Moving data around your code – different approaches

I was thinking about this the other day, and I realized I can't particularly think of a label to attach to this concept.  Anyone out there got a name for this?  This could be due to my lack of formal computer science training, so I thought I'd ask, at the risk of looking stupid (I'm having an off day, so that's a very real possibility).

If you have a series of functions, say: a(x), which in turn calls b(x), which calls c(x), and so on, and you end up with a faily long call chain, out to say m(x), and you subsequently decide that m(x) needs an additional piece of information that is contained in a local variable in the body of the a(x) function – how do you get it to m(x) ?

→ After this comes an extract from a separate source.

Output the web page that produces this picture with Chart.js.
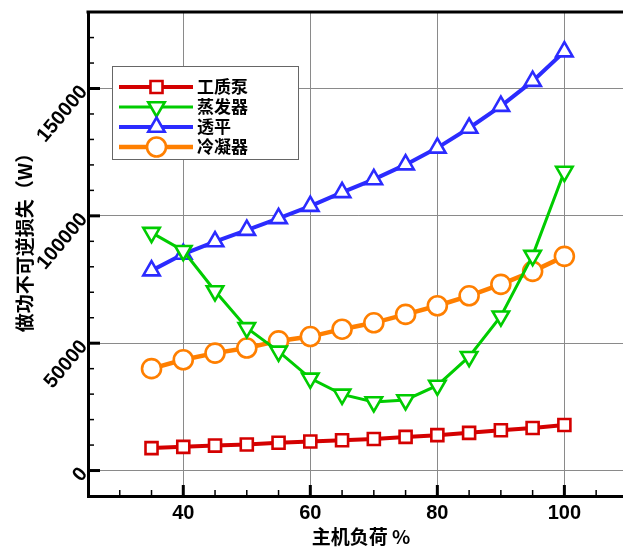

  • You could simply make it a global variable!  That's easy and generally a pretty bad idea.
  • You could modify every function signature between a(x) and m(x) to look like b(x, y), c(x, y).  That's a lot of work though.  And what happens if something *else* needs to get passed around?
  • In an object oriented language, you could make x an object, and attach y to it, so that you mostly pass it around just as before.
  • Along the same lines, you could make x a hash table, so that you can look arguments up by their name, to have some idea what they are.
  • You could just make x a list, and remember what position everything is in.  That's not so nice though if you have to revisit the code and you didn't document where everything is, and why it's there.
  • Other things?  You could make a(x)'s scope visible to m(x), I suppose, although that sounds like it's a fairly involved, and potentially hairy answer.

It seems the answers are basically either 1) add the parameter to all the functions and everything that calls them, or 2) use some kind of composite type to stash the one or more values in.


It seems that this is a reasonable common thing to have to do, so it must have a name.  How well does your language handle that kind of refactoring?